I need to be able to determine and or separate network traffic from non Whoinix VMs for analysis or separation of access based on source IP or other VM specific method that can be pined as static to each VM in question.
Initial goals:
for network resources define permissions/access based on VM IP
analyze traffic differences between multiple VMs to compare results
I have looked into outbound NAT or other networking based configurations and I am coming up short on a path forward.
For clarity, I do not need inbound access, etc. Simply a unique IP on the greater LAN for each VM that would not involve a complex setup such as 802.1x.
An alternate option is to have a router preform NAT between the VM and either sys-firewall or sys-net, etc. This is a bit heavy and resource intensive compared to a rule in the correct location.
Any guidance is appreciated to help me find the right path.
Both sys-firewall and sys-net masquerade forwarded traffic, so your
router idea wont fly.
How will the unique IPs be allocated to sys-net from the greater LAN,
and propagated to the individual qubes?
You can provide alternate nftables rules, and rewrite the routing
tables, but this isnt easy, and effectively subverts the Qubes networking
model.
I never presume to speak for the Qubes team.
When I comment in the Forum I speak for myself.
One way you can do it, although not pretty, is run proxies (or tunnels) on the LAN for the specific qubes. An HTTP proxy, or SOCKS5 proxy, or Wireguard could work. One way this could look is a qube, immediately upstream to a qube you want to isolate, that sends all traffic through a Wireguard to exit the Wireguard tunnel somewhere on your LAN.

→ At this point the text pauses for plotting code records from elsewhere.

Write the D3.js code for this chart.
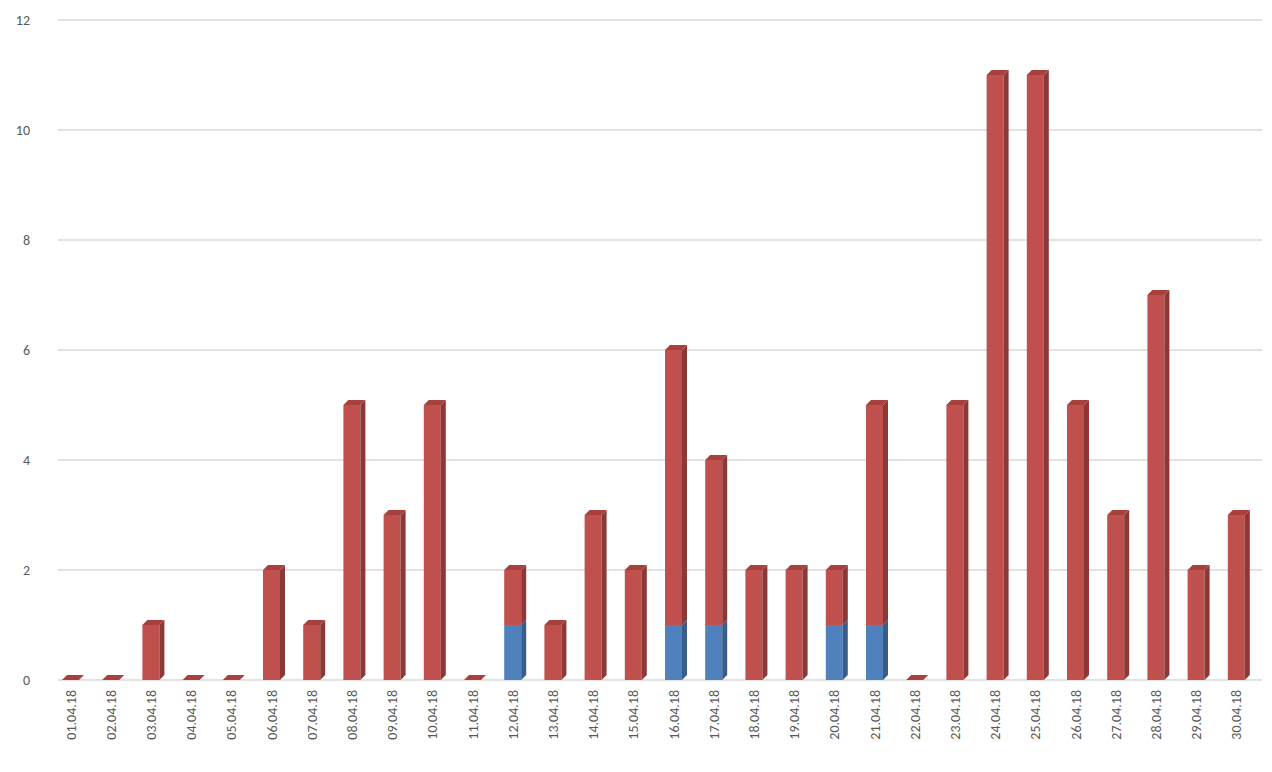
<!DOCTYPE html>
<html><head><meta charset="utf-8">
<script src="https://cdn.jsdelivr.net/npm/d3@7"></script>
<style>body{margin:0;background:#fff}text{font-family:Calibri,"Liberation Sans","Open Sans",sans-serif;fill:#595959;font-size:14px}</style>
</head><body><div id="chart"></div>
<script>
const dates = d3.range(1, 31).map(d => String(d).padStart(2, "0") + ".04.18");
const blueVals = [0,0,0,0,0,0,0,0,0,0,0,1,0,0,0,1,1,0,0,1,1,0,0,0,0,0,0,0,0,0];
const redVals  = [0,0,1,0,0,2,1,5,3,5,0,1,1,3,2,5,3,2,2,1,4,0,5,11,11,5,3,7,2,3];
const yTicks = [0,2,4,6,8,10,12];

const W = 1272, H = 772;
const svg = d3.select("#chart").append("svg").attr("width", W).attr("height", H);
const x = d3.scaleBand().domain(dates).range([42, 1248]);
const y = d3.scaleLinear().domain([0, 12]).range([680, 20]);
const bw = 17, dx = 5, dy = 5;

svg.append("g").selectAll("line").data(yTicks).join("line")
  .attr("x1", 58).attr("x2", 1262).attr("y1", d => y(d)).attr("y2", d => y(d))
  .attr("stroke", "#d9d9d9").attr("stroke-width", 1.3);
svg.append("g").selectAll("text").data(yTicks).join("text")
  .attr("x", 30).attr("y", d => y(d) + 5).attr("text-anchor", "end").text(d => d);

const series = [
  { vals: blueVals, front: "#4f81bd", side: "#385d8a", top: "#5b8cc8" },
  { vals: redVals, front: "#c0504d", side: "#8c3836", top: "#a8403d" }
];
const stacks = dates.map((d, i) => {
  let b = 0;
  return series.map(s => { const seg = { d, y0: b, y1: b + s.vals[i], s }; b += s.vals[i]; return seg; });
});
const g = svg.append("g");
stacks.forEach(segs => {
  const x0 = x(segs[0].d) + 20;
  segs.forEach((seg, k) => {
    const v = seg.y1 - seg.y0;
    const isTop = k === segs.length - 1;
    if (v > 0) {
      const yt = y(seg.y1), yb = y(seg.y0);
      g.append("rect").attr("x", x0).attr("y", yt).attr("width", bw).attr("height", yb - yt).attr("fill", seg.s.front);
      g.append("path").attr("d", `M${x0+bw},${yt}L${x0+bw+dx},${yt-dy}L${x0+bw+dx},${yb-dy}L${x0+bw},${yb}Z`).attr("fill", seg.s.side);
    }
    if (isTop) {
      const yt = y(seg.y1);
      g.append("path").attr("d", `M${x0},${yt}L${x0+dx},${yt-dy}L${x0+bw+dx},${yt-dy}L${x0+bw},${yt}Z`).attr("fill", seg.s.top);
    }
  });
});

svg.append("g").selectAll("text").data(dates).join("text")
  .attr("transform", d => `translate(${x(d) + 20 + bw/2 + 5},690) rotate(-90)`)
  .attr("text-anchor", "end").text(d => d);
</script></body></html>
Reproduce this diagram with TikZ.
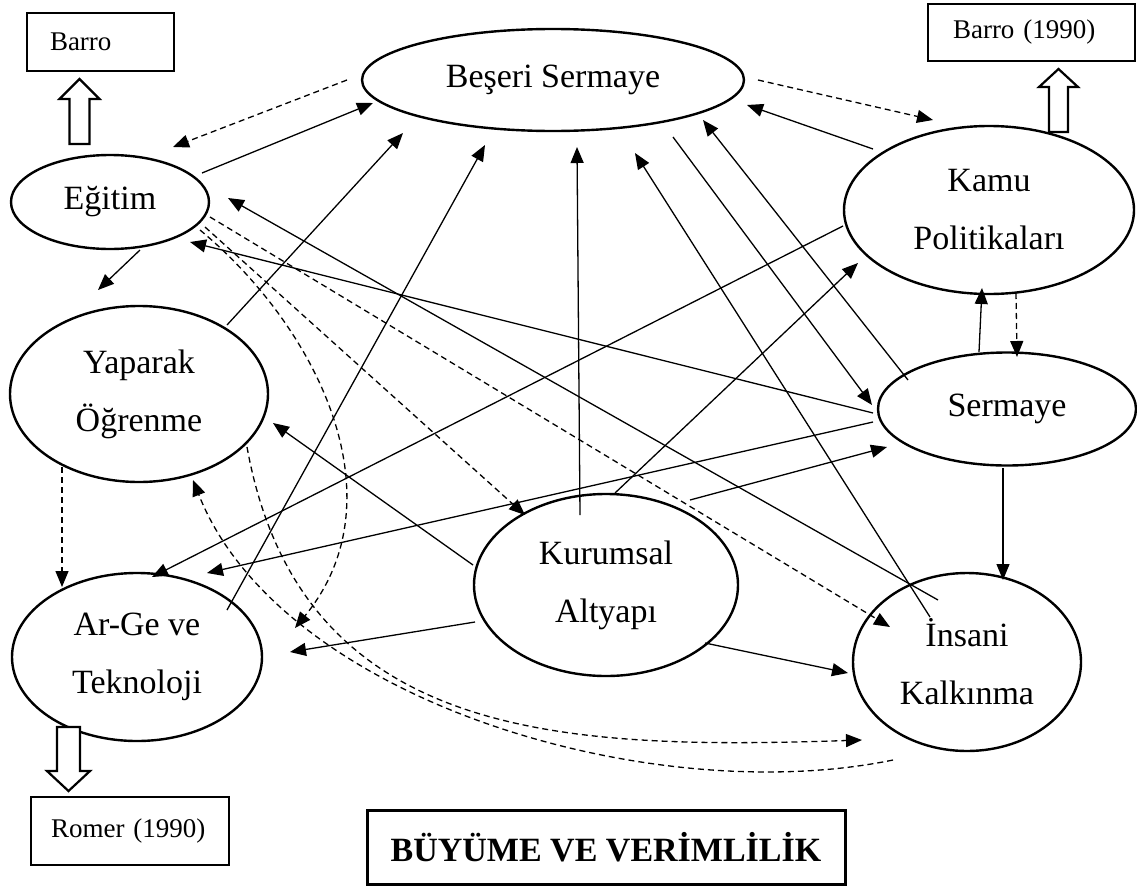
\documentclass[tikz,border=0pt]{standalone}
\usepackage{fontspec}
\setmainfont{Liberation Serif}
\usetikzlibrary{arrows.meta,shapes.geometric}
\begin{document}
\begin{tikzpicture}[x=1pt,y=-1pt,
  ell/.style={draw,ellipse,line width=2.4pt,inner sep=0pt,outer sep=0pt,align=center,font=\fontsize{34}{58}\selectfont},
  refbox/.style={draw,rectangle,line width=2pt,inner sep=0pt,align=left,font=\fontsize{27}{33}\selectfont},
  con/.style={line width=1.3pt,-{Triangle[length=16pt,width=13pt]}},
  dcon/.style={con,dash pattern=on 6pt off 4pt},
  hollow/.style={draw,line width=2.2pt,fill=white,line join=miter}
]
\useasboundingbox (0,0) rectangle (1137,886);

% ellipses
\node[ell,minimum width=382pt,minimum height=102pt] (bs) at (553,80) {Beşeri Sermaye};
\node[ell,minimum width=198pt,minimum height=94pt] (eg) at (110,202) {Eğitim};
\node[ell,minimum width=258pt,minimum height=176pt] (yo) at (139,394) {Yaparak\\Öğrenme};
\node[ell,minimum width=250pt,minimum height=168pt] (ag) at (137,657) {Ar-Ge ve\\Teknoloji};
\node[ell,minimum width=264pt,minimum height=182pt] (ka) at (606,585) {Kurumsal\\Altyapı};
\node[ell,minimum width=228pt,minimum height=178pt] (ik) at (967,662) {İnsani\\Kalkınma};
\node[ell,minimum width=258pt,minimum height=113pt] (se) at (1007,409) {Sermaye};
\node[ell,minimum width=290pt,minimum height=168pt] (kp) at (989,210) {Kamu\\Politikaları};

% reference boxes
\node[refbox,minimum width=147pt,minimum height=58pt,text width=101pt] (barro) at (100.5,42) {Barro};
\node[refbox,minimum width=207pt,minimum height=57pt,text width=157pt] (barro90) at (1031.5,32.5) {Barro (1990)};
\node[refbox,minimum width=198pt,minimum height=68pt,text width=158pt] (romer) at (130,831) {Romer (1990)};
\node[draw,rectangle,line width=3pt,minimum width=478pt,minimum height=74pt,inner sep=0pt,font=\bfseries\fontsize{34}{40}\selectfont] (title) at (606,847) {BÜYÜME VE VERİMLİLİK};

% hollow arrows
\draw[hollow] (69.5,144) -- (89.5,144) -- (89.5,99) -- (99.5,99) -- (79.5,79) -- (59.5,99) -- (69.5,99) -- cycle;
\draw[hollow] (1049,132) -- (1068,132) -- (1068,87) -- (1078,87) -- (1058.5,69) -- (1039,87) -- (1049,87) -- cycle;
\draw[hollow] (57,727) -- (80,727) -- (80,771) -- (90,771) -- (68.5,791) -- (47,771) -- (57,771) -- cycle;

% connectors
\draw[dcon] ([shift={(-206,0)}]bs.center) -- ([shift={(63,-55)}]eg.center);
\draw[con] ([shift={(92,-29)}]eg.center) -- ([shift={(-180,23)}]bs.center);
\draw[con] ([shift={(30,48)}]eg.center) -- ([shift={(-41,-104)}]yo.center);
\draw[con] ([shift={(-134,4)}]se.center) -- ([shift={(80,40)}]eg.center);
\draw[con] ([shift={(-29,-62)}]ik.center) -- ([shift={(118,-4)}]eg.center);
\draw[dcon] ([shift={(95,25)}]eg.center) -- ([shift={(-81,-70)}]ka.center);
\draw[dcon] ([shift={(100,15)}]eg.center) -- ([shift={(-77,-35)}]ik.center);
\draw[dcon] ([shift={(90,28)}]eg.center) .. controls (320,330) and (400,500) .. ([shift={(158,-29)}]ag.center);
\draw[con] ([shift={(88,-69)}]yo.center) -- ([shift={(-150,53)}]bs.center);
\draw[con] ([shift={(90,-47)}]ag.center) -- ([shift={(-68,65)}]bs.center);
\draw[con] ([shift={(-26,-70)}]ka.center) -- ([shift={(24,67)}]bs.center);
\draw[con] ([shift={(-37,-45)}]ik.center) -- ([shift={(82,73)}]bs.center);
\draw[con] ([shift={(120,57)}]bs.center) -- ([shift={(-135,-4)}]se.center);
\draw[con] ([shift={(-99,-29)}]se.center) -- ([shift={(150,40)}]bs.center);
\draw[con] ([shift={(-116,-61)}]kp.center) -- ([shift={(194,25)}]bs.center);
\draw[dcon] ([shift={(205,0)}]bs.center) -- ([shift={(-56,-90)}]kp.center);
\draw[con] ([shift={(-146,16)}]kp.center) -- ([shift={(15,-80)}]ag.center);
\draw[con] ([shift={(-134,13)}]se.center) -- ([shift={(70,-84)}]ag.center);
\draw[con] ([shift={(84,-85)}]ka.center) -- ([shift={(-120,38)}]se.center);
\draw[con] ([shift={(9,-92)}]ka.center) -- ([shift={(-131,53)}]kp.center);
\draw[con] ([shift={(-133,-20)}]ka.center) -- ([shift={(134,29)}]yo.center);
\draw[con] ([shift={(-131,37)}]ka.center) -- ([shift={(153,-5)}]ag.center);
\draw[con] ([shift={(99,58)}]ka.center) -- ([shift={(-119,11)}]ik.center);
\draw[con] ([shift={(-4,59)}]se.center) -- ([shift={(36,-82)}]ik.center);
\draw[con] ([shift={(-28,-57)}]se.center) -- ([shift={(-7,78)}]kp.center);
\draw[dcon] ([shift={(27,83)}]kp.center) -- ([shift={(10,-52)}]se.center);
\draw[dcon] ([shift={(-77,73)}]yo.center) -- ([shift={(-75,-70)}]ag.center);
\draw[dcon] ([shift={(108,53)}]yo.center) .. controls (300,740) and (560,750) .. ([shift={(-105,78)}]ik.center);
\draw[dcon] ([shift={(-74,98)}]ik.center) .. controls (650,810) and (280,700) .. ([shift={(54,86)}]yo.center);
\end{tikzpicture}
\end{document}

There is no way to do what you’re asking that is elegant, simple (relatively simple), and also has reasonable gaurantees of efficacy. The easiest way would be an HTTP proxy on the LAN and qube-specific firewall rules to only access that proxy and different sets of credentials to use the proxy. However, you probably want to observe more traffic than HTTP. Or maybe an HTTP proxy fits nicely with your constraints and goals.
The proxy approach works very well in some circumstances. The Wireguard approach works best if you want to isolate and observe non-HTTP traffic.
I am looking into options outside Qubes. Elegant does not look like a path.
An external solution may be the simple route. An stunnel from a VM that has a NAT at the other side before sending traffic to the LAN or a destination may get me where I want to be.
Like you, I am hoping to see some elegant solution. My use is to allow tighter firewalling for LAN vs WAN routable VMs.
My own untested ideas, which would require a separate hardware interface, were either:
abandon having a separate but shared NATing sys-firewall, and reimplement sys-net, using ‘ip alias’ to create multiple external IP addresses, directing via each alias according to originating source for each connection. Maybe MirageOS would be useful to keep the total mass under control.
(very DANGEROUS, scary, unadvisable…) to try mangling packet TTL for each qube. I am assuming the Qubes networking does not prevent this by setting a cap on TTL. Individual qubes could subvert simple decrements by setting their own source TTL. Not scalable to many VMs. Could create horrific network storms if used in the wild, outside of Qubes. Would break traceroute, if a fixed value is set.
Hoping for something better.
(side note: I recently discovered that the extremely elegant FireHOL firewalling software is still usable - it would be ideal for managing such a setup… I thought it was iptables-only and had been abandoned.)
My intent is, in part, to isolate or wall off network access based on the idea of a source (vm) security zone. Then allow or deny service and data access based on the VM’s security zone is attempted from. A crude idea now. My hope is to isolate beyond a host to the network and data that resides in a network service.
If there is a cleaner way to do this beyond source IP that is standard across most services, that may be the better path.
One ACL type I am looking at in the file level is tags applied based on source and grant or deny file access based on the same tagging. Think NextCloud Flow.
My thought is maybe a stunnel system with iptables masquerading as an intermediary hop to get some type of POC working.
Ultimately, if a solution that can be configured through Salt Stack, Puppet, etc. could make use of system, file and so on an automated and user invisible solution I would be off to a good start.
I do not see a way for this to be done directly. I might be wrong.
I might also be looking at this from a less or unproductive angle. I am hoping to find how a device, Qubes VM or otherwise, might be differentiated by the context of it’s own (mis)configuration, function and or network location at time of access for effective policy enforcement of an individual user and the services and data that are requested.
But that (in a classic XY problem) was what you first asked for.
I find it difficult to follow what you say here.
Does use of client certificates not already provide policy enforcement
from individual qubes to specific services and data?
In Qubes you could add in use of detailed qvm-firewall rules to restrict
access to network resources to some qubes.
I never presume to speak for the Qubes team.
When I comment in the Forum I speak for myself.